Есть ещё несколько подобных сладких изображений поэта, с расчёсанным проборчиком, небесными глазами. Зато как мил и прост он с гармошкой на Пречистенском бульваре, с сестрой Катей, как «непохож» одутловатыми немолодыми щеками на фото в профиль с матерью в Константинове, обречённо тих на фотографии последнего года жизни, которая сделалась канонической во многих изданиях. Единственные кинокадры с Есениным, 18-го года, при открытии барельефа на Красной площади, обнаруживают, что С. А. был худ и горбонос, никак не округл, но скорее хищноват. Так оно, наверное, и было: «Низкорослый и горбоносый…». Фото же, где велено замазать Изадорину руку, если не ошибаюсь, работы знаменитого Наппельбаума, не могло не нравиться — хорош здесь Есенин, но без сладкой позы, задумчив, но ненароком, а не в объектив.
Над страстью современных ему писателей, особенно «знаньевцев», фотографироваться потешался Бунин: «Опять сниматься! Всё сниматься! Сплошная собачья свадьба». Едва ли не всех затмевал Горький, целеустремлённо позировавший десяткам фотографов, в блузах, высоких сапогах, широких шляпах. Да и сам Иван Алексеевич не чурался объектива. Его позирование выдаёт просто больший, чем у «знаньевцев», вкус.
XIX век оставил много фотографий писателей, но тогдашняя съёмка редко выходила за рамки ателье; мы можем изучать лишь лица классиков, прослеживать значительные и замечательные изменения (может быть, особенно Достоевского), но не их готовность позировать, охватившую поздних, особенно советских писателей.
Сколько-нибудь тщательное обозрение фотографической иконографии советских писателей — увлекательная и, быть может, уже осуществляемая (осуществлённая?) кем-то задача.
Горький, неизбежно много фотографируясь с 10-х ещё годов, всё более строг и вместе естественен на изображениях.
Маяковский, чьи хулиганские изображения в крылатках и гарибальдийских шляпах сопровождали его футуризм, с годами стал скромен перед объективом.
Булгаков демонстративно фотогеничен, артистичен, классичен там, где он позирует. Булгаков более жив для меня на бытовых семейных фотографиях. Но как позировал Федин! Он в старости иронически отозвался о своей в бабочке фотографии двадцатых годов («снимок со странного джентльмена»), но сколько в старости он оставил сладких своих, проникновенных ликов. И нюхая яблоневый цвет, и грозно нахмурившись над погасшею трубкой, и много, и много!
Фотографии Катаева, взгляд и поза, в любом возрасте выразительно подтверждают его наглость.

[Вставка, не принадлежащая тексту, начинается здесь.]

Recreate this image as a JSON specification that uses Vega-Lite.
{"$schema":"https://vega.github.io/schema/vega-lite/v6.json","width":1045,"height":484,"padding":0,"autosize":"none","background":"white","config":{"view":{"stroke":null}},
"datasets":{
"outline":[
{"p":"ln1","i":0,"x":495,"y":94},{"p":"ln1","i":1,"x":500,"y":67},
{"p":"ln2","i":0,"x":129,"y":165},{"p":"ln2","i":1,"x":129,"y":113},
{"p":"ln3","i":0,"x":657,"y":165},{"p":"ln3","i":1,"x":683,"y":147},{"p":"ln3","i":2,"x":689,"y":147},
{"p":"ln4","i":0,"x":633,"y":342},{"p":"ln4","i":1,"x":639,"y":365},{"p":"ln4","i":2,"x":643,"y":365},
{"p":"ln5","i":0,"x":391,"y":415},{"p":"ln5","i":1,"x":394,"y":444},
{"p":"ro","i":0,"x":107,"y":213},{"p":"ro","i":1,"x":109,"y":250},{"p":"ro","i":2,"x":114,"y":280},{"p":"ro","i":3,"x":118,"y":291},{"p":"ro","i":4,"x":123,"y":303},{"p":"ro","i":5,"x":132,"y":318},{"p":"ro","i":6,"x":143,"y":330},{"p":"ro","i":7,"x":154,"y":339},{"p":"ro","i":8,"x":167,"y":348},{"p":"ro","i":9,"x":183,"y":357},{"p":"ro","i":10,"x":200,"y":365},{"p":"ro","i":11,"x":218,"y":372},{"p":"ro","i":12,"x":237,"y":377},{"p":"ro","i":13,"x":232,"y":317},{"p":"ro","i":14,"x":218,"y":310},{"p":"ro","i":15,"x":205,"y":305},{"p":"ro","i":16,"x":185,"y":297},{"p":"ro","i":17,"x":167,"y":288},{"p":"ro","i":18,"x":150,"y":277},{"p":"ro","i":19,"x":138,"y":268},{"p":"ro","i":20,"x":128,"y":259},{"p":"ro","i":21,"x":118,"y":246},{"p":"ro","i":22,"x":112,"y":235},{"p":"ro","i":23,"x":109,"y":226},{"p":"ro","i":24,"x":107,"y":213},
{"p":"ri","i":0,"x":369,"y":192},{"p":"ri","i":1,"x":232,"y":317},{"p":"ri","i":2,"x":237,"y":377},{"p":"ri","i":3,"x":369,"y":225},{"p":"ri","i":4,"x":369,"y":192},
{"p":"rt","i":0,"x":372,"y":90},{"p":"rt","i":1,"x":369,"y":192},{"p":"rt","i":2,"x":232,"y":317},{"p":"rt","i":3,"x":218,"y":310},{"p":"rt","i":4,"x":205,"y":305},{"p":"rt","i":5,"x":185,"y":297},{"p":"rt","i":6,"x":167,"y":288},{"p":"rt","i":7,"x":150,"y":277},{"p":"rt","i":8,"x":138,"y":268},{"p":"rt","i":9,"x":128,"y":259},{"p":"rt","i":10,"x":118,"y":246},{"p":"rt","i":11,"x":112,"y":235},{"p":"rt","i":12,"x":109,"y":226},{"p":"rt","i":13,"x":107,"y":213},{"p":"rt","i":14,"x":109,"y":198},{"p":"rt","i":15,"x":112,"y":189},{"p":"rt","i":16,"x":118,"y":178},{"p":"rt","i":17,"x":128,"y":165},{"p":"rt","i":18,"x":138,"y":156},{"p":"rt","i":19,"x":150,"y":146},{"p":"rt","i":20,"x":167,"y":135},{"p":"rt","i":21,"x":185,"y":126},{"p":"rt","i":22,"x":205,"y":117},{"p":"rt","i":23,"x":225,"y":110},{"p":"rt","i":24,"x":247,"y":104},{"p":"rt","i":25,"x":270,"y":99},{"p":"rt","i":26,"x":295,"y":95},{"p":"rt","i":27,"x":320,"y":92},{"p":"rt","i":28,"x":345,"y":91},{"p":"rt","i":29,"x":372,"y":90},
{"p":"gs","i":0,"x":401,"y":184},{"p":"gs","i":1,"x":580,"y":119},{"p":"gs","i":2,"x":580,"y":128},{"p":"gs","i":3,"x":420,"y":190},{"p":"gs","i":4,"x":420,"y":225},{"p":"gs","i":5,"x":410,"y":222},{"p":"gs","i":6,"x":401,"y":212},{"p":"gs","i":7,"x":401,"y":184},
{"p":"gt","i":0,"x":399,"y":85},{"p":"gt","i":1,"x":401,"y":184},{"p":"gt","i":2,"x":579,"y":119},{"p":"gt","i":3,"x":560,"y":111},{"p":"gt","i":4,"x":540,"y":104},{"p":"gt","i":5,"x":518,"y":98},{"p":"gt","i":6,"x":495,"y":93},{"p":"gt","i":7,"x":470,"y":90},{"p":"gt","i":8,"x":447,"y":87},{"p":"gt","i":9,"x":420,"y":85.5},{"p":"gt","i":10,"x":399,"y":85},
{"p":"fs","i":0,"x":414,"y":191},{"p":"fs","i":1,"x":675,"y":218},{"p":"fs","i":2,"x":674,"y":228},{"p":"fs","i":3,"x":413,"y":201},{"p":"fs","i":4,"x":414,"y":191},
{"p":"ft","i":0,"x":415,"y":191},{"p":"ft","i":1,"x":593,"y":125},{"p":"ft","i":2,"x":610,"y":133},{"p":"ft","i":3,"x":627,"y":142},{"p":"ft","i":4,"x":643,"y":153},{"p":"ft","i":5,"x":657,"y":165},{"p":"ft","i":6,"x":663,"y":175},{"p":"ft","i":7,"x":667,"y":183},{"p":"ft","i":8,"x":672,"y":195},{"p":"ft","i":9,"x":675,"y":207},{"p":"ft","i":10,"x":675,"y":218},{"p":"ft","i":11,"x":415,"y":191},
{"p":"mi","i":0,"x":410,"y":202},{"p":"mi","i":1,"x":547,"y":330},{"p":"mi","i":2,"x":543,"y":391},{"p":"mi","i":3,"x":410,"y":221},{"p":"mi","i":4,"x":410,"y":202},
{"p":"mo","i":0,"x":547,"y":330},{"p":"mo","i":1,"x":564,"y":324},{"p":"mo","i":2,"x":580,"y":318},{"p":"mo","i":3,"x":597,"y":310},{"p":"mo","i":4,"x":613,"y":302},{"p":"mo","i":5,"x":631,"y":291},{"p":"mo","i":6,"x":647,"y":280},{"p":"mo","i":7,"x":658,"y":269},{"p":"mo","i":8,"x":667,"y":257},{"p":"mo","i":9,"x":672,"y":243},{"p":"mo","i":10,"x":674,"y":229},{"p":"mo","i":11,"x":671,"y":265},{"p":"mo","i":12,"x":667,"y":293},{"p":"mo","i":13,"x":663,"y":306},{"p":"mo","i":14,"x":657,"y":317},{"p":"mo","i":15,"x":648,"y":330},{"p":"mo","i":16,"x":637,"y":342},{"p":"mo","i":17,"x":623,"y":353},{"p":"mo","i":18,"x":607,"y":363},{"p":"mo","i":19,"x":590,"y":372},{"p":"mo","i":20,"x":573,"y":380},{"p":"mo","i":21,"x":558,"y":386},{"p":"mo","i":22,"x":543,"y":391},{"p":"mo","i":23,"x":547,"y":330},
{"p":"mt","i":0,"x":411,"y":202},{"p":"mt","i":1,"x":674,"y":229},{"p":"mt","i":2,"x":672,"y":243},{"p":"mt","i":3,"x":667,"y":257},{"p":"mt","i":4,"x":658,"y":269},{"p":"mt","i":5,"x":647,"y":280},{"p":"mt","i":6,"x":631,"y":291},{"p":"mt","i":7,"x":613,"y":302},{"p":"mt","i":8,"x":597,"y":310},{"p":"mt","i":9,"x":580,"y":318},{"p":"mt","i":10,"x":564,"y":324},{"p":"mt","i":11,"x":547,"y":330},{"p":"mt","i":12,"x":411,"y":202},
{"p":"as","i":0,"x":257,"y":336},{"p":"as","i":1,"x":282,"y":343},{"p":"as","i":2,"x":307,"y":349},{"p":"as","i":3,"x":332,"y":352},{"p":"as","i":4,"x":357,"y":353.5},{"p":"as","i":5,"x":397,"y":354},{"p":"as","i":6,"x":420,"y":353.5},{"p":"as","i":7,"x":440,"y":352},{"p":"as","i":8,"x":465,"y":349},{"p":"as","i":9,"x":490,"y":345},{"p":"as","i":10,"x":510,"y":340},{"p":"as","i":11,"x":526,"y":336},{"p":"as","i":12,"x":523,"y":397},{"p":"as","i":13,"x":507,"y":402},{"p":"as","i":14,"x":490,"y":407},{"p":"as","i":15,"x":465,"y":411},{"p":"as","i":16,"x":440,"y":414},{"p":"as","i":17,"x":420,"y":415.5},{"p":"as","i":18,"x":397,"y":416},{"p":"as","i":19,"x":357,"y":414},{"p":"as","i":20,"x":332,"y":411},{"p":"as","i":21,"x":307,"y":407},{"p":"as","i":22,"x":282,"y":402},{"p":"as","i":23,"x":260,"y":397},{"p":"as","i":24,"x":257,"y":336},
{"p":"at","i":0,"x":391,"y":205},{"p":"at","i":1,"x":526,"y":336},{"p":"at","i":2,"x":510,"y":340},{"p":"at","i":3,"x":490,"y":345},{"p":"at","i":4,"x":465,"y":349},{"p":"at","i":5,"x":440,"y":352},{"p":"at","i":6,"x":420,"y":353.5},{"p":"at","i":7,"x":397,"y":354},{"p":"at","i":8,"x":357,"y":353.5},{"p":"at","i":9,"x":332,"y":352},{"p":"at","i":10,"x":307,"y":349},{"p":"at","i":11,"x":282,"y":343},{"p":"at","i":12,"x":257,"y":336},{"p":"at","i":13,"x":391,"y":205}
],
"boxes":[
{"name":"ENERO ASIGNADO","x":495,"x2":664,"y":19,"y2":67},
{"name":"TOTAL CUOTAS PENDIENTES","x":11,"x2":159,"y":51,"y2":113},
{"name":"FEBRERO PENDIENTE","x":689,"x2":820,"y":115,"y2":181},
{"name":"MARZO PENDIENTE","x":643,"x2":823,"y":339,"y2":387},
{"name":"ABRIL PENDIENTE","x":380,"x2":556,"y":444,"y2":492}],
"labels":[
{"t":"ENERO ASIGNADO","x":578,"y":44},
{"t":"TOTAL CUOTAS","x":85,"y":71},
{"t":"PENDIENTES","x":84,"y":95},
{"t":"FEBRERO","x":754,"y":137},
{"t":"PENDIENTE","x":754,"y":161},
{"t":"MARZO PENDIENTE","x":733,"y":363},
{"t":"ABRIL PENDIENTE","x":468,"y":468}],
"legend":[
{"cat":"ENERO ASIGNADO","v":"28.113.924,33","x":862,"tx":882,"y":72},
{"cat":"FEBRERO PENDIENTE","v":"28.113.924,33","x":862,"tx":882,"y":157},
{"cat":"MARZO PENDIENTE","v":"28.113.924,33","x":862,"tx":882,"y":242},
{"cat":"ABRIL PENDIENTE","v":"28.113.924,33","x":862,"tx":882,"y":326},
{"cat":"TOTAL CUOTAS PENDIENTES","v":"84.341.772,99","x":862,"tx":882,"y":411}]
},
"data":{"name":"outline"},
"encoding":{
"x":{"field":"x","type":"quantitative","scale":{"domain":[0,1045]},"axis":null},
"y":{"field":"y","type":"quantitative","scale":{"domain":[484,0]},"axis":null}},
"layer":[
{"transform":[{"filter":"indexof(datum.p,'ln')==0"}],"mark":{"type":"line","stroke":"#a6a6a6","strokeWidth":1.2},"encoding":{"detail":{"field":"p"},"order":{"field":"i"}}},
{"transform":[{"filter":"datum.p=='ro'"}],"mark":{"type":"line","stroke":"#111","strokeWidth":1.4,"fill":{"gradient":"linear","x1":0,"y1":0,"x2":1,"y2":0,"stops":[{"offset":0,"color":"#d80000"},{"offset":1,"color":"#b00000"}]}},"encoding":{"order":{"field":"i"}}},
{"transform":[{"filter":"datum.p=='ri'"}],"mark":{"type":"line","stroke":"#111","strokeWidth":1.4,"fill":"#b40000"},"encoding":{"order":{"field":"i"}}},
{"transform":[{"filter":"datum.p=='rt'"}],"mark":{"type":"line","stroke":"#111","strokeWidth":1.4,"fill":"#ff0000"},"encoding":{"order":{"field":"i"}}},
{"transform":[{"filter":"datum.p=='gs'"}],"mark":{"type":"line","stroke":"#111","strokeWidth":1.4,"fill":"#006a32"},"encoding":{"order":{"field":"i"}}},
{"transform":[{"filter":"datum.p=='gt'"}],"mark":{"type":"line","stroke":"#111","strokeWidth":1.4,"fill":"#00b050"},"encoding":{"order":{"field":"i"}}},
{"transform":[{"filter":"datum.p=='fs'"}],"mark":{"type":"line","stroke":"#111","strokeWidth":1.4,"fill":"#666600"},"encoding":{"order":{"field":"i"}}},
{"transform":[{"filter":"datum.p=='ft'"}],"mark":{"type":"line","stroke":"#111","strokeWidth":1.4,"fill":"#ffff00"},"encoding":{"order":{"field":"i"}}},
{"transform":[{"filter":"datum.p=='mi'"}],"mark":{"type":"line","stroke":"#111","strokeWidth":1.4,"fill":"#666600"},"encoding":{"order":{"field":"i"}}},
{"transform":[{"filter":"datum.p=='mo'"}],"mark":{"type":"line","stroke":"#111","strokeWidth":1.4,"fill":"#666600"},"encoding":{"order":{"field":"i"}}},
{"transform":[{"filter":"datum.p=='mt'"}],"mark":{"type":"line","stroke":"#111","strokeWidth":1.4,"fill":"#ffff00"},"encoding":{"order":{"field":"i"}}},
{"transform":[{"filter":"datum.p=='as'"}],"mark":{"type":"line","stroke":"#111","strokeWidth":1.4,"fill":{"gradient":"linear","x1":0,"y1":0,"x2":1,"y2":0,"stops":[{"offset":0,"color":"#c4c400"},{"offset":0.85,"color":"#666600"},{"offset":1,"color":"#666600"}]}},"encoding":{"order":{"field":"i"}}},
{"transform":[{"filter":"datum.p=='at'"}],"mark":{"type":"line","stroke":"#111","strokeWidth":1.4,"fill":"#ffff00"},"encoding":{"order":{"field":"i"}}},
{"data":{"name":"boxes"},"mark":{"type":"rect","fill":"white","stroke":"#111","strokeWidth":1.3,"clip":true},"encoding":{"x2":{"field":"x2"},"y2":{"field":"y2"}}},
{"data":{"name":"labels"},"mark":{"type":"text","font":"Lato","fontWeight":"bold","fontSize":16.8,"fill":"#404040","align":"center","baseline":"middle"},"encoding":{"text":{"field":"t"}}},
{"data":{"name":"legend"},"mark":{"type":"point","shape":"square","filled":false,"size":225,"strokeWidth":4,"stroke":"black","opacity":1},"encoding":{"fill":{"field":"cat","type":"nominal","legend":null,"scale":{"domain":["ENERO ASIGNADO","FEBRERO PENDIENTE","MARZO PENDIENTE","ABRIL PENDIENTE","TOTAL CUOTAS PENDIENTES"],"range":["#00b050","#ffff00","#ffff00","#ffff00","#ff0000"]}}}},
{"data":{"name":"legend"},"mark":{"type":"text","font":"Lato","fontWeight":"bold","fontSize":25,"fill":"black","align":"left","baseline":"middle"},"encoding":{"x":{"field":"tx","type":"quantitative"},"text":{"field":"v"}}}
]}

А ещё есть фотография Леонида Леонова периода его поздней зрелости. Боже мой, сколько предметов! Очки? Да. Лежат на рукописи сочиняемого шедевра. Курительное? Да. Трубка лежит рядом с рукописью. Стило? Конечно. Торчит из крепкой ладони в крепкий рот. Книги предшественников? О, да — фон долгих старинных золототиснённых корешков в застеклённых полках. Главное же — взгляд в будущее под раскидистыми прядями и — совершенно для меня непостижимо демонстрируемый предмет: кожано-блестящий в луче софита футляр очешника в нагрудном кармане. Всё.
Леонов — это наш советский Набоков. Рабоче-крестьянский Набоков. Или кремлёвский Набоков.
Я уж как-то писал о труднообъяснимой привычке фотографироваться с курительными принадлежностями. Ну ладно там, мальчишка папироску воткнёт в рот — вроде взрослит, но ведь с нею снимались великие писатели и даже цари!
Загадка куренья ещё и в отношении к куренью, то есть феномен курения вовсе не исчерпывается тем, что медики могут нам объяснить в механизме его воздействия, привыкания, вреда и т. д. Почему, скажем, именно курение в России стало знаком свободы женщины? В прошлом веке курили эмансипе и проститутки, затем богемные дамы и рэволюционэрки, и — по традиции — партийные дамы ещё долгое время. Но затем партийный быт, видимо, как-то запатриархалился, и курить открыто руководящей чиновнице стало уже недопустимо. Зато сплошь закурили поэтессы, актрисы и дамы, работающие в хирургии.
«И то многие не бросают, а продолжают курить, имея в голове ужасные мысли о вредности куренья» (Зощенко М. О том, как Ленин бросил курить).
«Вот тебе мой контрсовет (ты мне советовал насчёт табачка-то, правда?): никогда, ежели самой крайней нужды не будет, не бросай курить! Помню, во что мне обошёлся первый опыт — давосский: только полтора года спустя после того как я бросил курить, с великими усилиями восстановил я способность работать… Не бросай смотри!» (К. Федин — М. Слонимскому. 9 октября 1965 г., спустя пять месяцев без куренья).